Everyone gets excited about a big, gnarly buck rub. Evidence that a rut-crazed bruiser buck is on the prowl helps us get out of bed at 3:30 a.m., and it keeps us in a stand on cold, boring days without deer sightings.
On the other hand, you’ve probably read in Buckmasters magazine that rubs don’t mean a whole lot in terms of scoring on a particular buck. The presence of a fresh rub is not, by itself, enough of an indicator to cause you to abandon all your other scouting-based stand locations.
Rub lines, on the other hand, do offer some information that can help paint a clearer picture of that diligent scouting.

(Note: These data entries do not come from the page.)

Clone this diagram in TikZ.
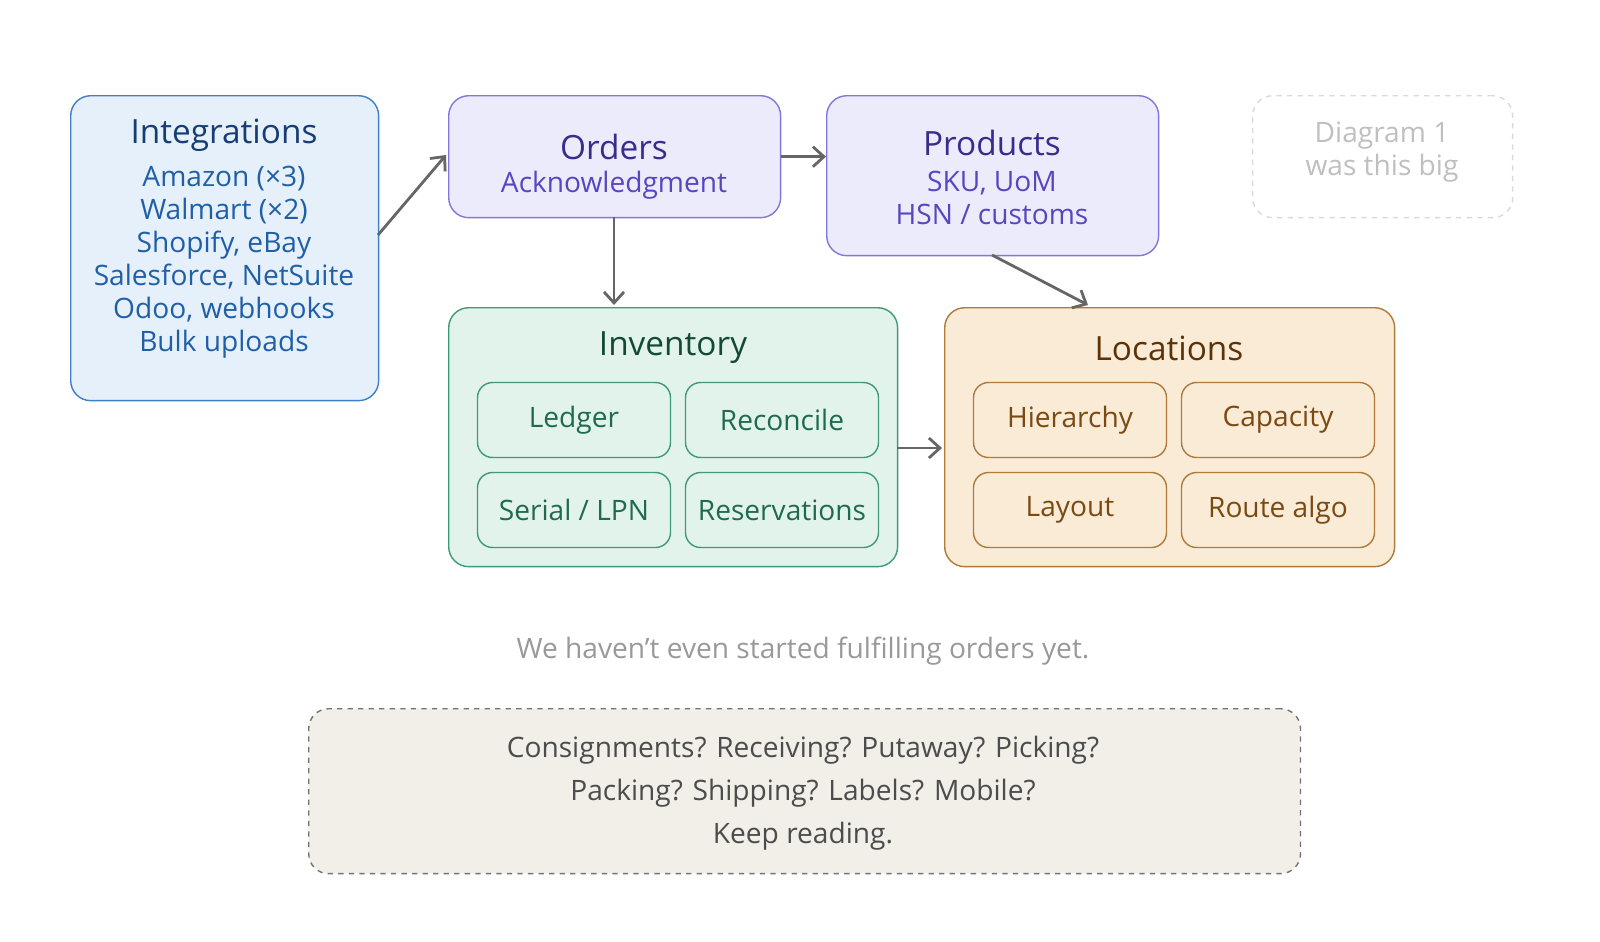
\documentclass[tikz,border=0pt]{standalone}
\usepackage{fontspec}
\setmainfont{Open Sans}
\usetikzlibrary{positioning,arrows.meta}
\definecolor{intfill}{HTML}{E6F0FA}\definecolor{intline}{HTML}{3F7FC9}
\definecolor{inttext}{HTML}{1F5FA8}\definecolor{inttitle}{HTML}{163E75}
\definecolor{ordfill}{HTML}{ECEBFC}\definecolor{ordline}{HTML}{8475DC}
\definecolor{ordtext}{HTML}{5646C0}\definecolor{ordtitle}{HTML}{392C8A}
\definecolor{invfill}{HTML}{E2F3EC}\definecolor{invline}{HTML}{3F9A75}
\definecolor{invtext}{HTML}{1F6B4C}\definecolor{invtitle}{HTML}{124A33}
\definecolor{locfill}{HTML}{FAEBD7}\definecolor{locline}{HTML}{B07A3A}
\definecolor{loctext}{HTML}{7A4A12}\definecolor{loctitle}{HTML}{5C3308}
\definecolor{notefill}{HTML}{F2EFE8}
\tikzset{
  box/.style={rounded corners=0.4cm, line width=0.8pt, anchor=north west},
  sub/.style={rounded corners=0.3cm, line width=0.8pt, minimum width=3.86cm,
    minimum height=1.5cm, font=\fontsize{16}{19}\selectfont},
  title/.style={font=\fontsize{19}{22}\selectfont},
  body/.style={font=\fontsize{16}{18.8}\selectfont, align=center},
  line/.style={draw, line width=1.6pt, color=black!60, -{Straight Barb[length=2.2mm,width=4mm]}}
}
\begin{document}
\begin{tikzpicture}[x=0.02cm, y=-0.02cm]
    \useasboundingbox (0,0) rectangle (1600,941);
    % Boxes
    \node [box, fill=intfill, draw=intline, minimum width=6.16cm, minimum height=6.1cm] (integ) at (70,95) {};
    \node [box, fill=ordfill, draw=ordline, minimum width=6.64cm, minimum height=2.44cm] (orders) at (448,95) {};
    \node [box, fill=ordfill, draw=ordline, minimum width=6.64cm, minimum height=3.2cm] (products) at (826,95) {};
    \node [box, dashed, draw=black!15, minimum width=5.2cm, minimum height=2.44cm] (diag) at (1252,95) {};
    \node [box, fill=invfill, draw=invline, minimum width=8.98cm, minimum height=5.18cm] (inventory) at (448,307) {};
    \node [box, fill=locfill, draw=locline, minimum width=9cm, minimum height=5.18cm] (locations) at (944,307) {};
    \node [box, dashed, fill=notefill, draw=black!55, minimum width=19.84cm, minimum height=3.3cm] (note) at (308,708) {};
    % Texts
    \node [title, text=inttitle] (integT) at (224,135) {Integrations};
    \node [body, text=inttext] (integL) at (224,262) {Amazon (×3)\\Walmart (×2)\\Shopify, eBay\\Salesforce, NetSuite\\Odoo, webhooks\\Bulk uploads};
    \node [title, text=ordtitle] (ordT) at (614,147) {Orders};
    \node [body, text=ordtext] (ordS) at (614,185) {Acknowledgment};
    \node [title, text=ordtitle] (prodT) at (992,143) {Products};
    \node [body, text=ordtext] (prodS) at (992,198) {SKU, UoM\\HSN / customs};
    \node [body, text=black!25] (diagT) at (1382,152) {Diagram 1\\was this big};
    \node [title, text=invtitle] (invT) at (673,348) {Inventory};
    \node [title, text=loctitle] (locT) at (1169,348) {Locations};
    % Sub boxes
    \node [sub, fill=invfill, draw=invline, text=invtext] (ledger) at (574,420) {Ledger};
    \node [sub, fill=invfill, draw=invline, text=invtext] (reconcile) at (782,420) {Reconcile};
    \node [sub, fill=invfill, draw=invline, text=invtext] (serial) at (574,510) {Serial / LPN};
    \node [sub, fill=invfill, draw=invline, text=invtext] (reserv) at (782,510) {Reservations};
    \node [sub, fill=locfill, draw=locline, text=loctext] (hier) at (1070,420) {Hierarchy};
    \node [sub, fill=locfill, draw=locline, text=loctext] (capacity) at (1278,420) {Capacity};
    \node [sub, fill=locfill, draw=locline, text=loctext] (layout) at (1070,510) {Layout};
    \node [sub, fill=locfill, draw=locline, text=loctext] (route) at (1278,510) {Route algo};
    \node [body, text=black!40] (yet) at (803,651) {We haven{\char"0027}t even started fulfilling orders yet.};
    \node [body, text=black!70, font=\fontsize{16}{24.5}\selectfont] (noteT) at (803,793) {Consignments? Receiving? Putaway? Picking?\\Packing? Shipping? Labels? Mobile?\\Keep reading.};
    % Arrows
    \coordinate (a1) at (378,235); \coordinate (a2) at (446,155);
    \path [line] (a1) -- (a2);
    \path [line] (orders.east) -- (products.west |- orders.east);
    \coordinate (ob) at (614,217); \coordinate (it) at (614,305);
    \path [line] (ob) -- (it);
    \coordinate (pb) at (992,255); \coordinate (lt) at (1088,305);
    \path [line] (pb) -- (lt);
    \coordinate (ir) at (897,448); \coordinate (ll) at (942,448);
    \path [line] (ir) -- (ll);
\end{tikzpicture}
\end{document}
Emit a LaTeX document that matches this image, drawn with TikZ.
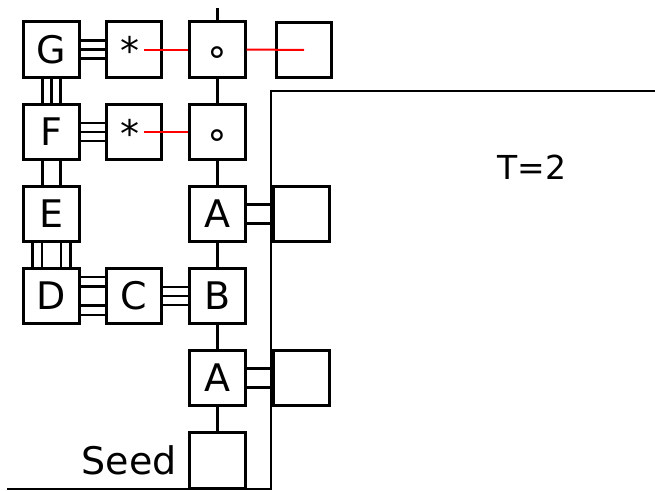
\documentclass[tikz,border=0pt]{standalone}
\usepackage{fontspec}
\setmainfont{DejaVu Sans}
\begin{document}
\begin{tikzpicture}[x=1pt,y=-1pt,
 bx/.style={draw,line width=2.6pt,minimum size=55.5pt,inner sep=0pt,font=\fontsize{38}{40}\selectfont},
 cn/.style={line width=2.5pt},
 rd/.style={red,line width=2pt},
 sym/.style={inner sep=0pt,anchor=base,font=\fontsize{38}{40}\selectfont}]
\useasboundingbox (0,0) rectangle (655,490);
% boxes
\node[bx] (G) at (51.5,49.5) {G};
\node[bx] (s1) at (134,49.5) {};
\node[bx] (o1) at (217.5,49.5) {};
\node[bx] (r1) at (304,50) {};
\node[bx] (F) at (51.5,132) {F};
\node[bx] (s2) at (134,132) {};
\node[bx] (o2) at (217.5,132) {};
\node[bx] (E) at (51.5,214) {E};
\node[bx] (A1) at (217.5,214) {A};
\node[bx] (r2) at (301.5,214) {};
\node[bx] (D) at (51.5,296) {D};
\node[bx] (C) at (134,296) {C};
\node[bx] (B) at (217.5,296) {B};
\node[bx] (A2) at (217.5,378) {A};
\node[bx] (r3) at (301.5,378) {};
\node[bx] (seed) at (217.5,460.5) {};
% symbols
\node[sym] (a1) at (130,64) {*};
\node[sym] (a2) at (130,147) {*};
\node[sym] (c1) at (217.5,64.5) {∘};
\node[sym] (c2) at (217.5,147) {∘};
% labels
\node[font=\fontsize{38}{40}\selectfont,anchor=base east,inner sep=0pt] (seedlbl) at (177,474) {Seed};
\node[font=\fontsize{33}{35}\selectfont,anchor=base,inner sep=0pt] (T) at (532,179) {T=2};
% single connectors
\coordinate (top) at (217.5,8);
\draw[cn] (top) -- (o1.north);
\draw[cn] (o1.south) -- (o2.north);
\draw[cn] (o2.south) -- (A1.north);
\draw[cn] (A1.south) -- (B.north);
\draw[cn] (B.south) -- (A2.north);
\draw[cn] (A2.south) -- (seed.north);
% multiple bonds
\foreach \d in {-8.8,0,8.8} \draw[cn] ([yshift=\d pt]G.east) -- ([yshift=\d pt]s1.west);
\foreach \d in {-8.8,0,8.8} \draw[cn] ([yshift=\d pt]F.east) -- ([yshift=\d pt]s2.west);
\foreach \d in {-9,0,9} \draw[cn] ([xshift=\d pt]G.south) -- ([xshift=\d pt]F.north);
\foreach \d in {-9,9} \draw[cn] ([xshift=\d pt]F.south) -- ([xshift=\d pt]E.north);
\foreach \d in {-19,-9.5,9.5,19} \draw[cn] ([xshift=\d pt]E.south) -- ([xshift=\d pt]D.north);
\foreach \d in {-19,-9.5,9.5,19} \draw[cn] ([yshift=\d pt]D.east) -- ([yshift=\d pt]C.west);
\foreach \d in {-9,0,9} \draw[cn] ([yshift=\d pt]C.east) -- ([yshift=\d pt]B.west);
\foreach \d in {-9.5,9.5} \draw[cn] ([yshift=\d pt]A1.east) -- ([yshift=\d pt]r2.west);
\foreach \d in {-9.5,9.5} \draw[cn] ([yshift=\d pt]A2.east) -- ([yshift=\d pt]r3.west);
% red lines
\draw[rd] ([xshift=10pt]s1.center) -- (o1.west);
\draw[rd] (o1.east) -- (r1.center);
\draw[rd] ([xshift=10pt]s2.center) -- (o2.west);
% boundary lines
\coordinate (Ltr) at (655,91);
\coordinate (Lc) at (271,91);
\coordinate (Lb) at (271,490);
\coordinate (Bl) at (7,489);
\coordinate (Br) at (271,489);
\draw[cn] (Ltr) -- (Lc) -- (Lb);
\draw[cn] (Bl) -- (Br);
\end{tikzpicture}
\end{document}
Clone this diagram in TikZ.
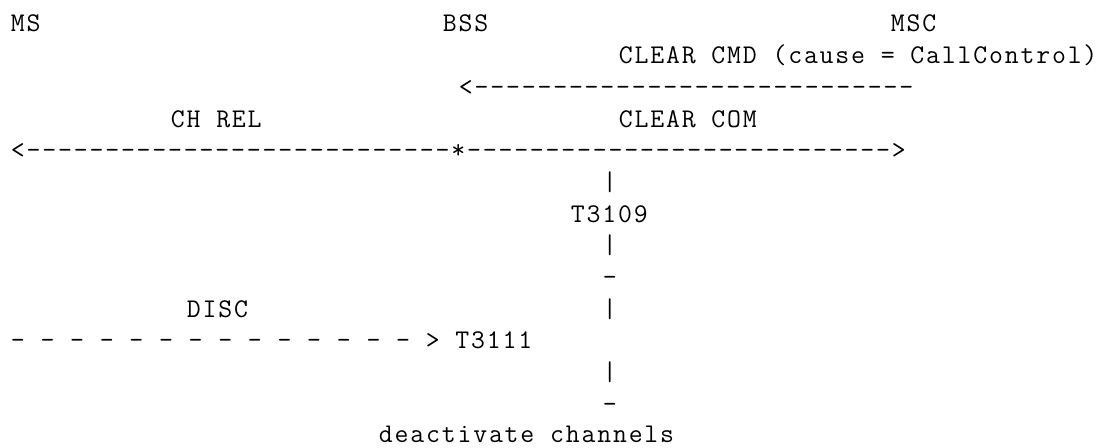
\documentclass[tikz,border=0pt]{standalone}
\usepackage{fontspec}
\setmonofont{Latin Modern Mono}[LetterSpace=6.76]
\begin{document}
\begin{tikzpicture}[x=1pt,y=1pt,
  txt/.style={anchor=base west, inner sep=0pt, outer sep=0pt,
    font=\ttfamily\fontsize{27}{31}\selectfont, text=black, text depth=0pt}]
\useasboundingbox (0,0) rectangle (1113,447);
% row 1
\node[txt] (ms)  at (10.9,415) {MS};
\node[txt] (bss) at (442.9,415) {BSS};
\node[txt] (msc) at (890.9,415) {MSC};
% row 2
\node[txt] (clearcmd) at (618.9,383.3) {CLEAR CMD (cause = CallControl)};
% row 3
\node[txt] (cmdarrow) at (458.9,351.6) {<----------------------------};
% row 4
\node[txt] (chrel) at (170.9,319.9) {CH REL};
\node[txt] (clearcom) at (618.9,319.9) {CLEAR COM};
% row 5
\node[txt] (relarrow) at (10.9,288.2) {<---------------------------*--------------------------->};
% rows 6-9
\node[txt] (bar1) at (602.9,256.5) {|};
\node[txt] (t3109) at (570.9,224.8) {T3109};
\node[txt] (bar2) at (602.9,193.1) {|};
\node[txt] (end1) at (602.9,161.4) {-};
% row 10
\node[txt] (disc) at (186.9,129.7) {DISC};
\node[txt] (bar3) at (602.9,129.7) {|};
% row 11
\node[txt] (discarrow) at (10.9,98.0) {- - - - - - - - - - - - - - > T3111};
% rows 12-14
\node[txt] (bar4) at (602.9,66.3) {|};
\node[txt] (end2) at (602.9,34.6) {-};
\node[txt] (deact) at (378.9,4.8) {deactivate channels};
\end{tikzpicture}
\end{document}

When you find a rub line, look for a pattern regarding which side of the trees is being rubbed. If the west side of the trees are being rubbed, you can assume the buck was heading in an easterly direction, etc.
Knowing the direction of the buck’s travel can help you determine where to set up to ambush him, as well as whether he is entering or exiting a key area as he makes his rubs.
This can even tell you if the rubs are made in the evenings, mornings, night or day as the buck is traveling to or from his bedding area, feeding area or a transition zone between the two.
They’re also great places to set up trail cameras. Why guess about a buck’s travel routes when you can get a visual confirmation.
If you happen upon a previous year’s rub line, or you don’t find it until after the hunting season, mark it on a map. There’s a good chance the same buck, or others, will use that area again next year.